Havana, Cuba -Prompted by thawing relations, an American cigar lover goes to Cuba to find one of the best.
Walking along the gritty, darkening streets of Havana, I felt a sense of foreboding wash over me. A few paces ahead was a stranger. Jorge, he called himself, a young street hustler I had just met at a taxi stand outside the Hotel Capri. Jorge was dressed decidedly urban: an oversize San Diego Padres jersey, baggy denim shorts and Adidas shell-toe sneakers. Jorge was also charming, and through broken English he had enticed me from the touristy environs of downtown into what was eerily morphing into a barren, crumbling neighborhood of sagging rowhouses. The object of seduction: a box of Habanos, or hand-rolled cigars.
It was my first night in Havana, a trip prompted by thawing relations between the United States and Cuba. A few months before, in late December, President Obama had ordered the restoration of full diplomatic relations, setting in motion plans to open an embassy in Havana for the first time in more than a half-century.
As nightfall quickened, my sense of vulnerability was heightened by the clop-clop of my sandals on the cobblestone streets. It seemed too late to start chastising myself for being a naïve American tourist dumb enough to be coaxed into the night for a few stogies. Ahead of me, Jorge, looking more sinister by the second, waved me on. Moving deeper into the Havana ’hood, I was, it seemed, at God’s mercy now — in a country noted, incidentally, for its dearth of churches and religion (despite the island’s warm reception of Pope Francis recently).

Mamino Gonzalez Gomez, 79, demonstrates his cigar-rolling technique. Credit: Todd Heisler/The New York Times
Soon we reached a dilapidated brick building in the central neighborhood of Vedado. “Here, my friend!” Jorge said. “Good price here on Montecristo, and Cohiba, too!”
Jorge rang a doorbell. A window two flights up opened, and keys dropped to the ground. He led me up a dim stairwell to an open apartment door, where we were greeted by a shirtless guy and an elderly woman who spirited me into a back room. And there it was on a wooden table, its lid majestically open: a box of Cuban Montecristo No. 2s.
For the uninitiated, let me shed light on this treasure trove. Celebrated for its complex blend of creamy and spicy aromas, the Montecristo No. 2 is arguably the Cadillac of Cuban cigars; highly prized among aficionados and a rare find for the likes of me or any other occasional cigar-smoking American.
I stepped over to admire the 25 torpedo-shaped beauties, light brown in hue and just over six inches long, each adorned with a chocolate-brown band emblazoned with a white sword insignia. Montecristo No. 2, the name inspired by the Alexandre Dumas novel, had long been among my favorites, rare enough that I couldn’t remember the last time I smoked one.

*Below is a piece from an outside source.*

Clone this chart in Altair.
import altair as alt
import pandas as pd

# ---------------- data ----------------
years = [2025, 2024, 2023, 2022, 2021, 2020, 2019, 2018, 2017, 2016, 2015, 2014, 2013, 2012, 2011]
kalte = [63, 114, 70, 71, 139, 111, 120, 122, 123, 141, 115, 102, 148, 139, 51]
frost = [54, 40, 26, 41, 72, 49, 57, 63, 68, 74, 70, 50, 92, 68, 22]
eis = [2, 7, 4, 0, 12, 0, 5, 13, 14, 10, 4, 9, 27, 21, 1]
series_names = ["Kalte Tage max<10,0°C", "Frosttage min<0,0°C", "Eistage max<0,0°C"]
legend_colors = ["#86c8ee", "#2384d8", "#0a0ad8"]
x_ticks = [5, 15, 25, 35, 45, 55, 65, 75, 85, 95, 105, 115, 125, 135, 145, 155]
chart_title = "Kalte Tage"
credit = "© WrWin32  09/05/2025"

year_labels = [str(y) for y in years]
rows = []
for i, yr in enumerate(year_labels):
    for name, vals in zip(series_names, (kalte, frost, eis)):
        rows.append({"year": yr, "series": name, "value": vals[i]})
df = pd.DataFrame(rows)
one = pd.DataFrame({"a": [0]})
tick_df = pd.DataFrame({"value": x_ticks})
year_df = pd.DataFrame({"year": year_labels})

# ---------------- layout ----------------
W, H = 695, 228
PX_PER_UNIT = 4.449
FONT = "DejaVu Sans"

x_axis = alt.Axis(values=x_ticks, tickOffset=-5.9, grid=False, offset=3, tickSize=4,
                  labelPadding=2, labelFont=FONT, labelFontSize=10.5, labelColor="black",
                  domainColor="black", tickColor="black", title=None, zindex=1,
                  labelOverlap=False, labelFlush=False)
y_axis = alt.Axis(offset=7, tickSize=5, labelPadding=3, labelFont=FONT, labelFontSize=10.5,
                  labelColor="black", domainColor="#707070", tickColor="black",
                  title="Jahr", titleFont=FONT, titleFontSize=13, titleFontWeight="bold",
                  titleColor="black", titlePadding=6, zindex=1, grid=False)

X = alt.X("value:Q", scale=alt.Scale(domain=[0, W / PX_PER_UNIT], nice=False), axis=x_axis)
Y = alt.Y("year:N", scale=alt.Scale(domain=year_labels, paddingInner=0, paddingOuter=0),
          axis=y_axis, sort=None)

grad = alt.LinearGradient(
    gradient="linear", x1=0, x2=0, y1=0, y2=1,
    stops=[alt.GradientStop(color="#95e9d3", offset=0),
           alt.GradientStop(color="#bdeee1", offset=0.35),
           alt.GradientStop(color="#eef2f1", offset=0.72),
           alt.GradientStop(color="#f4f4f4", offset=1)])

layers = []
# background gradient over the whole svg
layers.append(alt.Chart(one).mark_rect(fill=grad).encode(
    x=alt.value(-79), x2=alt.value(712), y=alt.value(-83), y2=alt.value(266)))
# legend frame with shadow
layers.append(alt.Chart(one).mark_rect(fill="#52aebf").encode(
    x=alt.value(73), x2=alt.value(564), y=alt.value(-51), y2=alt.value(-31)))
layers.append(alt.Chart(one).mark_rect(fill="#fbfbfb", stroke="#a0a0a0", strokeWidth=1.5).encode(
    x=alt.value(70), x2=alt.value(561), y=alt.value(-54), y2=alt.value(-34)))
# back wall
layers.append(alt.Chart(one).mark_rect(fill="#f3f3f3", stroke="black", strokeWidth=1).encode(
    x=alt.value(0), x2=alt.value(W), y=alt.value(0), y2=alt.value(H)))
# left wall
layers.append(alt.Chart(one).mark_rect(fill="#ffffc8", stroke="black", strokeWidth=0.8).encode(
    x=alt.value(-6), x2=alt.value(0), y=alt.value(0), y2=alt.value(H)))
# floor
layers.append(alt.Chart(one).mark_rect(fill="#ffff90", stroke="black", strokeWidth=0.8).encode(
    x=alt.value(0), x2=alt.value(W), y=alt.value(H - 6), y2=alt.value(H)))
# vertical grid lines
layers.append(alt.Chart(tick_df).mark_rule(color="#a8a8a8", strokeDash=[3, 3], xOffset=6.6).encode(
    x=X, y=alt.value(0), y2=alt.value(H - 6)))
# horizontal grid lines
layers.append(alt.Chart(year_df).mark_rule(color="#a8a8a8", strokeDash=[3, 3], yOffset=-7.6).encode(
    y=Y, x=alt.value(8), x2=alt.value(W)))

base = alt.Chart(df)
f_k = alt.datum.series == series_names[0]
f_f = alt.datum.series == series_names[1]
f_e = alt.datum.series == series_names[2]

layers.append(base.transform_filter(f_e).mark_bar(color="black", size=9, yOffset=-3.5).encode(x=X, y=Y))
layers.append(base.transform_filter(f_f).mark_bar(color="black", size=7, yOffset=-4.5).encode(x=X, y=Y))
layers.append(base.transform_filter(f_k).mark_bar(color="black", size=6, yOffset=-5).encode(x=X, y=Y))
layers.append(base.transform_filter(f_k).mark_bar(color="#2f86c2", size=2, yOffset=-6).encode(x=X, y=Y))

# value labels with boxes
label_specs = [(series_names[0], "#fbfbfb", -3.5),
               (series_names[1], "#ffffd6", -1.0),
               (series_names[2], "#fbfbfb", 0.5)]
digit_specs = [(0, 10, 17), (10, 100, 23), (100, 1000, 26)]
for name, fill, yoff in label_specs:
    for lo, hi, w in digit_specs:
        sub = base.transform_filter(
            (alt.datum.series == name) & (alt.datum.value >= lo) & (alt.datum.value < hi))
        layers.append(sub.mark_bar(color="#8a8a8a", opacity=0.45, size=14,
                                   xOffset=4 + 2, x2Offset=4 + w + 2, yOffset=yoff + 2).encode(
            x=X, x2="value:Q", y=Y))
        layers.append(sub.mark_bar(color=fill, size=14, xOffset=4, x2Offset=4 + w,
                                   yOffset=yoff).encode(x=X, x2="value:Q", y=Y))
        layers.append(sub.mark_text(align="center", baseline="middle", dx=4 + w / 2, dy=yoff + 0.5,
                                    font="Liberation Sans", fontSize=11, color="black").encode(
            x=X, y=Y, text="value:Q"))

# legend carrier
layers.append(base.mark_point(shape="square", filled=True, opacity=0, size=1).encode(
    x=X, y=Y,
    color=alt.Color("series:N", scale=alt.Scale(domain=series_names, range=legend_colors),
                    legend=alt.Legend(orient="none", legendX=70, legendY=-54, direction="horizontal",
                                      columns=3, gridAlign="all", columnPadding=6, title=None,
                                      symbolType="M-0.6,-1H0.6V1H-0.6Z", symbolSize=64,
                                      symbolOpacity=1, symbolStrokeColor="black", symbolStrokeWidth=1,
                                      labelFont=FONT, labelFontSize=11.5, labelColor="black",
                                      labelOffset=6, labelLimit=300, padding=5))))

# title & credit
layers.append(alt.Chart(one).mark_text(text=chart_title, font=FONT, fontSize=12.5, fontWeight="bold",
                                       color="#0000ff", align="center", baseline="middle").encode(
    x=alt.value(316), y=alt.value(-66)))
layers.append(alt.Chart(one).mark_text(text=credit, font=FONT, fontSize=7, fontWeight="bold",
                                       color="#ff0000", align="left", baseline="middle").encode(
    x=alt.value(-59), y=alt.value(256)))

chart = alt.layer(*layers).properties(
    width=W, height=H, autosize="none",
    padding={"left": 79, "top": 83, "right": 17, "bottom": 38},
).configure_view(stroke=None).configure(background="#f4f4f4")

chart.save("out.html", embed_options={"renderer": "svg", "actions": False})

“Gracias,” I told the woman, who shot me a weary smile as she wrapped my bounty in newspaper. I knew the price, 80 CUC (convertible Cuban pesos, priced to the American dollar), would spark envy in buddies back home accustomed to paying upward of $350 on the black market for a box of these gems. “You happy, my friend?” Jorge asked. I shook his hand, then hugged him as if he were family.
Fifty-three years have passed since President John F. Kennedy enacted the Cuban trade embargo, ushering in a Dark Ages for American cigar enthusiasts. What’s less known, though, is that before imposing these historic sanctions on all Cuban products, the president called his press secretary at the time, Pierre Salinger, and asked him to secure “a lot of cigars,” Mr. Salinger recounted in 1992 in Cigar Aficionado magazine. As it happened, it wasn’t until the following morning, when Mr. Salinger informed the president that he had, in fact, scored 1,200 petite H. Upmanns (named after Herman Upmann, a German banker who opened a branch in Havana in the mid-1800s to send cigars home to Europe), that Kennedy signed the decree.
For the average American cigar lover, Cuban smokes have remained mostly the rare indulgence; a celebratory spoil procured through mysterious back channels and offered when babies or businesses are born. Yet suddenly, the restoration of diplomatic relations with Cuba last July brought with it the prospect of a cigar renaissance; opening a path for ordinary Americans to visit and bring back, for now at least, $100 worth of Cuban cigars from tobacco’s Holy Grail.